A velocity function describes how an object's speed changes with respect to time. In our problem, the car's velocity function is given by \(v(t) = 40t - 10t^2\). This quadratic function lets us understand how quickly the car is moving at any given time \(t\). Here,

• At \(t = 0\), the velocity is \(0\) mph, meaning the car starts from rest.
• As time increases, the velocity increases initially, reaches a peak, and then decreases due to the \(-10t^2\) term.

Velocity functions are essential for understanding movement in a mathematical sense. By representing real-world motion with an equation, we can perform calculations, like integrating to find the distance traveled.

The distance traveled by an object moving with a varying velocity can be determined by integrating the velocity function over a specified time interval. For this exercise, we're interested in the car's distance covered during the first three hours. The formula to calculate this is the definite integral: \[\int_{0}^{3} (40t - 10t^2) \, dt\] By evaluating this integral, we determine the total distance. It represents the sum of all infinitesimally small distances the car travels at each moment within the given time frame.
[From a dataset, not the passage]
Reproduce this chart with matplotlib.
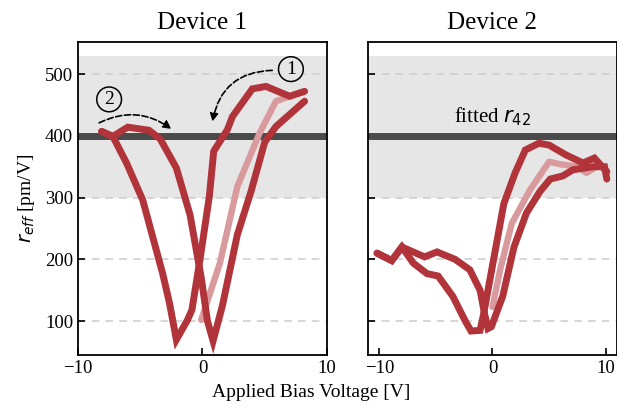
import matplotlib
matplotlib.use('Agg')
import matplotlib.pyplot as plt

# Device 1: first sweep (0 -> +8), then down (+8 -> -8), then up (-8 -> +8)
d1_init_v = [-0.1, 1.4, 2.8, 4.6, 5.9, 7.0]
d1_init_r = [102, 194, 318, 405, 456, 464]
d1_down_v = [8.2, 7.0, 5.1, 4.0, 2.4, 2.0, 0.9, 0.55, -0.2, -0.85, -1.2, -2.1,
             -2.65, -3.2, -4.8, -6.1, -7.2, -8.1]
d1_down_r = [472, 464, 480, 476, 431, 410, 375, 302, 200, 118, 102, 70,
             129, 177, 296, 356, 399, 407]
d1_up_v = [-8.1, -7.2, -6.0, -4.3, -3.4, -2.1, -1.0, -0.1, 0.4, 0.85, 1.6,
           2.8, 3.9, 5.0, 5.9, 8.2]
d1_up_r = [407, 399, 414, 409, 395, 348, 272, 170, 100, 68, 125,
           240, 310, 390, 415, 456]

# Device 2
d2_init_v = [0.0, 0.7, 1.7, 3.3, 5.0, 6.0, 7.5, 8.3, 9.2]
d2_init_r = [123, 185, 258, 312, 358, 354, 350, 340, 350]
d2_down_v = [10.1, 9.0, 8.0, 6.5, 5.0, 4.1, 2.9, 2.0, 1.0, 0.3, -0.3, -0.8,
             -1.1, -1.9, -2.4, -3.5, -4.8, -5.8, -7.0, -8.0, -8.9, -10.2]
d2_down_r = [342, 364, 356, 369, 385, 388, 377, 340, 290, 220, 160, 110,
             85, 84, 100, 140, 173, 177, 194, 220, 198, 210]
d2_up_v = [-10.2, -8.9, -8.0, -7.0, -6.0, -4.9, -3.3, -2.0, -1.1, -0.7, -0.4,
           -0.1, 0.9, 1.9, 3.0, 4.2, 5.1, 6.2, 7.1, 8.9, 9.9, 10.1]
d2_up_r = [210, 198, 220, 212, 204, 212, 200, 183, 150, 112, 88,
           91, 140, 220, 275, 310, 330, 335, 345, 350, 350, 330]

r42_fit = 400
band_lo, band_hi = 300, 530

dark = '#b0343a'
light = '#d89a9c'

plt.rcParams['font.family'] = 'Liberation Serif'
plt.rcParams['mathtext.fontset'] = 'dejavusans'

fig = plt.figure(figsize=(6.17, 4.11), dpi=100)
ax1 = fig.add_axes([0.1264, 0.136, 0.4036, 0.762])
ax2 = fig.add_axes([0.5964, 0.136, 0.4036, 0.762], sharey=ax1)


def draw(ax, init, down, up, xlim):
    ax.axhspan(band_lo, band_hi, color='#e6e6e6', zorder=0, lw=0)
    for yy in [100, 200, 300, 400, 500]:
        ax.axhline(yy, color='#cccccc', ls=(0, (5, 4)), lw=1.1, zorder=1)
    ax.axhline(r42_fit, color='#4a4a4a', lw=5, zorder=2)
    ax.plot(init[0], init[1], color=light, lw=4.6, zorder=3,
            solid_joinstyle='round', solid_capstyle='round')
    for v, r in (down, up):
        ax.plot(v, r, color=dark, lw=5, zorder=4,
                solid_joinstyle='miter', solid_capstyle='round')
    ax.set_xlim(*xlim)
    ax.set_xticks([-10, 0, 10])
    ax.tick_params(direction='in', labelsize=13.5, length=5, width=1.2)
    for s in ax.spines.values():
        s.set_linewidth(1.3)


draw(ax1, (d1_init_v, d1_init_r), (d1_down_v, d1_down_r),
     (d1_up_v, d1_up_r), (-10, 10))
draw(ax2, (d2_init_v, d2_init_r), (d2_down_v, d2_down_r),
     (d2_up_v, d2_up_r), (-11, 11))

ax1.set_ylim(45, 552)
ax1.set_yticks([100, 200, 300, 400, 500])
ax2.tick_params(labelleft=False)

ax1.set_title('Device 1', fontsize=18, pad=9)
ax2.set_title('Device 2', fontsize=18, pad=9)
ax1.set_ylabel(r'$r_{eff}$ [pm/V]', fontsize=14, labelpad=6)
fig.text(0.505, 0.035, 'Applied Bias Voltage [V]', ha='center', fontsize=14)

ax2.text(0, 413, r'fitted $r_{42}$', ha='center', va='bottom', fontsize=15)

# sweep direction markers
circ = dict(boxstyle='circle,pad=0.2', fc='#e6e6e6', ec='black', lw=1.1)
ax1.text(7.1, 508, '1', ha='center', va='center', fontsize=14, bbox=circ,
         zorder=6)
ax1.text(-7.5, 459, '2', ha='center', va='center', fontsize=14, bbox=circ,
         zorder=6)
arr = dict(arrowstyle='-|>', ls='--', lw=1.2, color='black',
           mutation_scale=12, shrinkA=0, shrinkB=0)
ax1.annotate('', xy=(0.8, 423), xytext=(5.6, 506),
             arrowprops=dict(arr, connectionstyle='arc3,rad=0.4'), zorder=6)
ax1.annotate('', xy=(-2.5, 411), xytext=(-8.3, 421),
             arrowprops=dict(arr, connectionstyle='arc3,rad=-0.3'), zorder=6)

fig.savefig('out.png', dpi=100)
Distance is crucial in many real-world applications, from trip planning to analyzing motion in physics.

In mathematics, a parabola is a curve where any point is at an equal distance from a fixed point (focus) and a fixed line (directrix). Our velocity function \(v(t) = 40t - 10t^2\) forms a downward-facing parabola when plotted against time. To visualize:

• Start at \(t = 0\) where velocity is \(0\), mark this origin point on the graph.
• As \(t\) increases, the parabola rises to a peak where the velocity is highest, then descends.
• The vertex of this parabola indicates maximum velocity.

This parabolic shape resonates with real-world scenarios like a car accelerating to a peak speed and then decelerating. Understanding the graphical representation of functions helps in visualizing and analyzing the physical scenarios they depict.

Integration is a calculus technique used to find the area under a curve, which translates to solving many practical problems, like computing the distance from a velocity function. Here, we need to integrate \(40t - 10t^2\) over the interval \([0, 3]\). To proceed:

• Integrate the function: \( \int (40t - 10t^2) \, dt = 20t^2 - \frac{10}{3}t^3 + C \)
• Evaluate this at the bounds 3 and 0: \([20(3)^2 - \frac{10}{3}(3)^3]\) minus \([20(0)^2 - \frac{10}{3}(0)^3]\).

As a result, we find that the car travels 60 miles within the first 3 hours. Integration is powerful, transforming complex function descriptions of movement, growth, or change into actionable insights.